If stock markets around the world begin to show greater rationality and discernment, then hopefully more companies investing in our big challenges will be more thoughtfully and strongly supported by investors. Such a shift is particularly urgent for those companies leading the transformation to a net zero emissions economy.

That remake of the economy must be radical and rapid. It’s one of the best examples of the four big themes about change outlined at the top of this column. A report out this week by McKinsey, the global consultants, lays out the scale of the task.

“While the immediate tasks ahead may seem daunting, human ingenuity can ultimately solve the net-zero equation, just as it has solved other seemingly intractable problems over the past 10,000 years. The key issue is whether the world can muster the requisite boldness and resolve.”
– McKinsey report

It examines sectors that account for 85 percent of greenhouse gas emissions in 69 of the largest countries, and examines how demand, spending, investment and jobs would need to change in order to reach net zero emissions by 2050.

For example, between 2021 and 2050, capital expenditure on assets for energy and land-use systems to achieve net-zero would reach US$275 trillion (NZ$420 trillion). The spend would average some US$9.2 trillion annually, almost three times greater than the current rate.

An additional US$1 trillion on today’s annual spending would also need to be relocated from high-emitting sectors to new low-carbon assets. McKinsey estimates that increase is equivalent to half of the recorded profits from corporates globally in 2020.

Moreover, the spending has to be front-loaded to deliver drastic levels of decarbonisation. It would need to rise from 6.8 percent of GDP today to 8.8 per cent between 2026 and 2030, after which the rate would slow. While these spending requirements are large, McKinsey believes they will have “favourable return profiles”.

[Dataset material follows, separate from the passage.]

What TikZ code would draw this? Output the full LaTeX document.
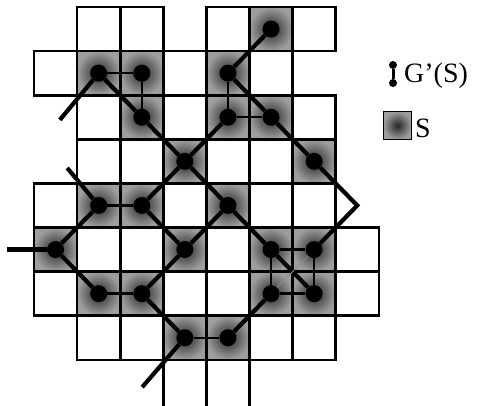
\documentclass[tikz,border=0pt]{standalone}
\usepackage{fontspec}
\setmainfont{Liberation Serif}
\usetikzlibrary{backgrounds}

\begin{document}
\begin{tikzpicture}[
        x=1pt, y=-1pt,
        font=\fontsize{28}{32}\selectfont,
    % cells of S: gray, darker towards the middle
        scell/.style={shading=radial, inner color=black!85, outer color=black!38},
        gline/.style={line width=2.6pt},
        vtx/.style={circle, fill=black, inner sep=0pt, minimum size=17pt},
        lvtx/.style={circle, fill=black, inner sep=0pt, minimum size=8pt},
        gedge/.style={line width=2.4pt},
        dedge/.style={line width=4.2pt, line join=miter},
        fedge/.style={line width=0.8pt, black!45}
    ]
\useasboundingbox (0,0) rectangle (480,405);

\begin{scope}[shift={(34,7)}, x=43.1pt, y=-44.1pt]
% --- cells of S and the grid, behind everything ---
\begin{pgfonlayer}{background}
\foreach \c/\r in {5/0, 1/1, 2/1, 4/1, 2/2, 4/2, 5/2, 3/3, 6/3, 1/4, 2/4, 4/4,
                   0/5, 3/5, 5/5, 6/5, 1/6, 2/6, 5/6, 6/6, 3/7, 4/7}
    \shade[scell] (\c,\r) rectangle ++(1,1);
\foreach \r/\cols in {0/{1,2,4,5,6}, 1/{0,...,5}, 2/{1,...,6}, 3/{1,...,6},
                      4/{0,...,6}, 5/{0,...,7}, 6/{0,...,7}, 7/{1,...,6}}
    \foreach \c in \cols
        \draw[gline] (\c,\r) rectangle ++(1,1);
\draw[gline] (3,8) -- (3,9.2) (4,8) -- (4,9.2) (5,8) -- (5,9.2);
\end{pgfonlayer}

% --- vertices: one dot per cell of S ---
\foreach \c/\r in {5/0, 1/1, 2/1, 4/1, 2/2, 4/2, 5/2, 3/3, 6/3, 1/4, 2/4, 4/4,
                   0/5, 3/5, 5/5, 6/5, 1/6, 2/6, 5/6, 6/6, 3/7, 4/7}
    \node[vtx] (v\c\r) at (\c+.5,\r+.5) {};

% --- loose ends ---
\coordinate (e1) at (0.6,2.56);
\coordinate (e2) at (0.77,3.65);
\coordinate (e3) at (-0.63,5.5);
\coordinate (e4) at (2.51,8.62);
\coordinate (tip) at (7.5,4.5);

% --- G'(S): side neighbours ---
\draw[gedge] (v11) -- (v21) -- (v22);
\draw[gedge] (v41) -- (v42) -- (v52);
\draw[gedge] (v14) -- (v24);
\draw[gedge] (v16) -- (v26);
\draw[gedge] (v37) -- (v47);
\draw[gedge] (v55) -- (v65) -- (v66);
\draw[gedge] (v55) -- (v56) -- (v66);

% --- corner links ---
\draw[dedge] (e1) -- (v11) -- (v22) -- (v33) -- (v44) -- (v55) -- (v66);
\draw[dedge] (v42) -- (v33) -- (v24) -- (v35) -- (v44);
\draw[dedge] (v50) -- (v41) -- (v52) -- (v63) -- (tip) -- (v65);
\draw[dedge] (v56) -- (v47);
\draw[dedge] (e2) -- (v14) -- (v05) -- (v16);
\draw[dedge] (e3) -- (v05);
\draw[dedge] (v35) -- (v26) -- (v37) -- (e4);
\draw[fedge] (v65) -- (v56);
\end{scope}

% --- legend ---
\node[lvtx] (lg1) at (393,65) {};
\node[lvtx] (lg2) at (393,83) {};
\draw[line width=3pt] (lg1) -- (lg2);
\node[anchor=base west, inner sep=0pt] (lgt) at (404,82) {G’(S)};
\node[draw, line width=1pt, scell, minimum size=28pt, inner sep=0pt] (lsq) at (397.5,125.5) {};
\node[anchor=base west, inner sep=0pt] (lst) at (415,137) {S};
\end{tikzpicture}
\end{document}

One of the keys to reducing these costs is reallocating spending and job opportunities from high-emitting sectors to low-carbon markets. The report states that high-emission products and operations currently generate around 20 per cent of global GDP, which would need to be massively realigned to reach net-zero. The transition, the report states, could result “in a gain of about 200 million and a loss of about 185 million direct and indirect jobs globally by 2050”.

“The rewards of the net-zero transition would far exceed the mere avoidance of the substantial, and possibly catastrophic, dislocations that would result from unabated climate change, or the considerable benefits they entail in natural capital conservation. Besides the immediate economic opportunities they create, they open up clear possibilities to solve global challenges in both physical and governance-related terms. These include the potential for a long-term decline in energy costs that would help solve many other resource issues and lead to a palpably more prosperous global economy,” the report states.

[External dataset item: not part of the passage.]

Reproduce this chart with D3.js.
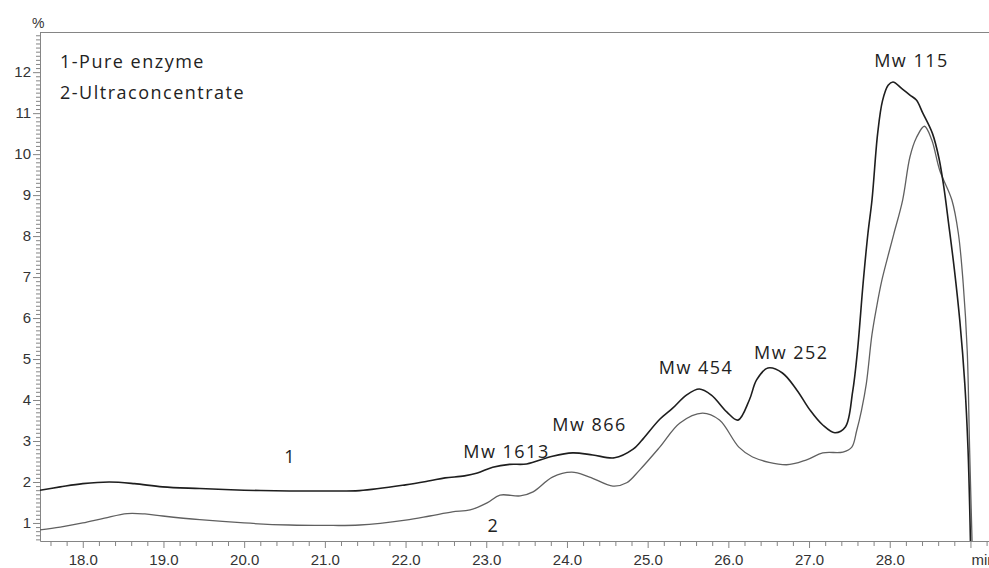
<!DOCTYPE html>
<html>
<head>
<meta charset="utf-8">
<script src="https://cdn.jsdelivr.net/npm/d3@7"></script>
<style>
  body { margin: 0; background: #fff; }
  svg { display: block; }
  .axis path, .axis line { stroke: #858585; }
  .axis text { font-family: "Liberation Sans", Arial, sans-serif; font-size: 15px; fill: #333; }
  .note { font-family: "Open Sans", sans-serif; font-size: 18px; letter-spacing: 1.5px; fill: #222; }
</style>
</head>
<body>
<div id="chart"></div>
<script>
// retention time (min) and signal (%)
const time1 = [17.47, 17.72, 18.00, 18.33, 18.64, 18.99, 19.45, 20.00, 20.56, 21.00, 21.43, 22.00, 22.30, 22.49,
  22.73, 22.89, 23.08, 23.29, 23.50, 23.82, 24.07, 24.32, 24.59, 24.82, 24.92, 25.15, 25.31, 25.48, 25.64, 25.79,
  25.98, 26.12, 26.26, 26.35, 26.49, 26.67, 26.85, 27.01, 27.17, 27.32, 27.45, 27.54, 27.60, 27.67, 27.73, 27.78,
  27.85, 27.91, 27.98, 28.04, 28.15, 28.25, 28.33, 28.41, 28.53, 28.61, 28.67, 28.73, 28.80, 28.87, 28.93, 28.97, 29.00];
const value1 = [1.80, 1.88, 1.96, 2.00, 1.96, 1.88, 1.84, 1.80, 1.78, 1.78, 1.79, 1.93, 2.03, 2.10,
  2.15, 2.22, 2.36, 2.43, 2.44, 2.63, 2.71, 2.66, 2.59, 2.80, 3.00, 3.53, 3.80, 4.12, 4.27, 4.12,
  3.71, 3.51, 4.00, 4.49, 4.78, 4.66, 4.24, 3.76, 3.39, 3.20, 3.34, 4.20, 5.20, 6.85, 8.07, 8.88,
  10.50, 11.30, 11.68, 11.76, 11.60, 11.44, 11.32, 11.00, 10.50, 9.90, 9.20, 8.30, 7.20, 5.90, 4.40, 2.80, 0.56];

const time2 = [17.47, 17.72, 18.00, 18.27, 18.55, 18.77, 18.99, 19.45, 20.00, 20.56, 21.00, 21.43, 22.00, 22.30,
  22.58, 22.80, 23.01, 23.17, 23.42, 23.58, 23.82, 24.06, 24.28, 24.57, 24.74, 24.90, 25.15, 25.40, 25.68, 25.89,
  26.13, 26.30, 26.72, 26.97, 27.17, 27.42, 27.53, 27.59, 27.65, 27.71, 27.78, 27.84, 27.90, 27.97, 28.05, 28.16,
  28.25, 28.33, 28.43, 28.52, 28.62, 28.77, 28.85, 28.91, 28.96, 28.99, 29.02];
const value2 = [0.83, 0.90, 1.00, 1.12, 1.23, 1.22, 1.17, 1.08, 1.00, 0.95, 0.94, 0.95, 1.07, 1.17,
  1.27, 1.32, 1.49, 1.68, 1.66, 1.76, 2.12, 2.24, 2.12, 1.90, 1.98, 2.29, 2.85, 3.44, 3.68, 3.51,
  2.85, 2.61, 2.42, 2.54, 2.71, 2.73, 2.85, 3.25, 3.75, 4.40, 5.60, 6.30, 6.90, 7.45, 8.05, 8.88,
  9.93, 10.40, 10.68, 10.35, 9.60, 8.88, 8.07, 6.85, 5.20, 2.78, 0.56];

// peak labels: text, time, height of the baseline
const peakText = ["1", "2", "Mw 1613", "Mw 866", "Mw 454", "Mw 252", "Mw 115"];
const peakTime = [20.57, 23.09, 23.25, 24.28, 25.60, 26.78, 28.27];
const peakValue = [2.46, 0.78, 2.59, 3.24, 4.63, 5.00, 12.12];

const legendText = ["1-Pure enzyme", "2-Ultraconcentrate"];

const xTicks = d3.range(18, 30);      // 18.0 ... 29 (29 shows "min")
const yTicks = d3.range(1, 13);       // 1 ... 12

function drawChart() {
    const width = 989, height = 568;
    const plot = { left: 40, right: 989, top: 32, bottom: 541 };

    const svg = d3.select('#chart').append('svg')
        .attr('width', width).attr('height', height);

    const x = d3.scaleLinear().domain([17.47, 29.23]).range([plot.left, plot.right]);
    const y = d3.scaleLinear().domain([0.56, 12.98]).range([plot.bottom, plot.top]);

    // top border line
    svg.append('line')
        .attr('x1', plot.left).attr('x2', plot.right)
        .attr('y1', plot.top + 0.5).attr('y2', plot.top + 0.5)
        .attr('stroke', '#858585');

    // x axis: minor ticks every 0.2, major every 1.0
    const xMinor = d3.range(17.6, 29.25, 0.2).filter(t => Math.abs(t - Math.round(t)) > 0.01);
    svg.append('g').attr('class', 'axis')
        .attr('transform', `translate(0,${plot.bottom})`)
        .call(d3.axisBottom(x).tickValues(xMinor).tickSize(5).tickFormat(''))
        .select('.domain').remove();
    svg.append('g').attr('class', 'axis')
        .attr('transform', `translate(0,${plot.bottom})`)
        .call(d3.axisBottom(x).tickValues(xTicks).tickSize(7).tickSizeOuter(0).tickPadding(6)
            .tickFormat(d => d === 29 ? '' : d3.format('.1f')(d)));
    svg.append('text')
        .attr('x', x(29) + 1).attr('y', plot.bottom + 24)
        .style('font-family', '"Liberation Sans", Arial, sans-serif').style('font-size', '15px').style('fill', '#333')
        .text('min');

    // y axis: minor ticks every 0.1, major every 1
    const yMinor = d3.range(0.6, 12.95, 0.1).filter(v => Math.abs(v - Math.round(v)) > 0.01);
    svg.append('g').attr('class', 'axis')
        .attr('transform', `translate(${plot.left},0)`)
        .call(d3.axisLeft(y).tickValues(yMinor).tickSize(4).tickFormat(''))
        .select('.domain').remove();
    svg.append('g').attr('class', 'axis')
        .attr('transform', `translate(${plot.left},0)`)
        .call(d3.axisLeft(y).tickValues(yTicks).tickSize(7).tickSizeOuter(0).tickPadding(2).tickFormat(d3.format('d')));
    svg.append('text')
        .attr('x', 32).attr('y', 28)
        .style('font-family', '"Liberation Sans", Arial, sans-serif').style('font-size', '14px').style('fill', '#333')
        .text('%');

    // the two chromatograms
    const line = d3.line()
        .x(d => x(d[0]))
        .y(d => y(d[1]))
        .curve(d3.curveCatmullRom.alpha(0.5));

    const series2 = d3.zip(time2, value2);
    const series1 = d3.zip(time1, value1);

    svg.append('path').datum(series2)
        .attr('d', line).attr('fill', 'none')
        .attr('stroke', '#606060').attr('stroke-width', 1.3);
    svg.append('path').datum(series1)
        .attr('d', line).attr('fill', 'none')
        .attr('stroke', '#1e1e1e').attr('stroke-width', 1.6);

    // peak annotations
    svg.selectAll('.peak')
        .data(peakText)
        .enter()
        .append('text')
        .attr('class', 'note peak')
        .attr('x', (d, i) => x(peakTime[i]))
        .attr('y', (d, i) => y(peakValue[i]))
        .attr('text-anchor', 'middle')
        .text(d => d);

    // legend text top left
    svg.selectAll('.legend')
        .data(legendText)
        .enter()
        .append('text')
        .attr('class', 'note legend')
        .attr('x', 60)
        .attr('y', (d, i) => 68 + i * 31)
        .text(d => d);
}

drawChart();
</script>
</body>
</html>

“More importantly, they presage decisive solutions to age-old global economic and political challenges as the result of the unprecedented pace and scale of global collaboration that such a transition would have required. And while the immediate tasks ahead may seem daunting, human ingenuity can ultimately solve the net-zero equation, just as it has solved other seemingly intractable problems over the past 10,000 years. The key issue is whether the world can muster the requisite boldness and resolve to broaden its response during the upcoming decade that will in all likelihood decide the nature of the transition.”

So, yes, keeping alert to current conditions is vital. But the very best way to respond is to see in them the opportunities for meeting humanities’ challenges.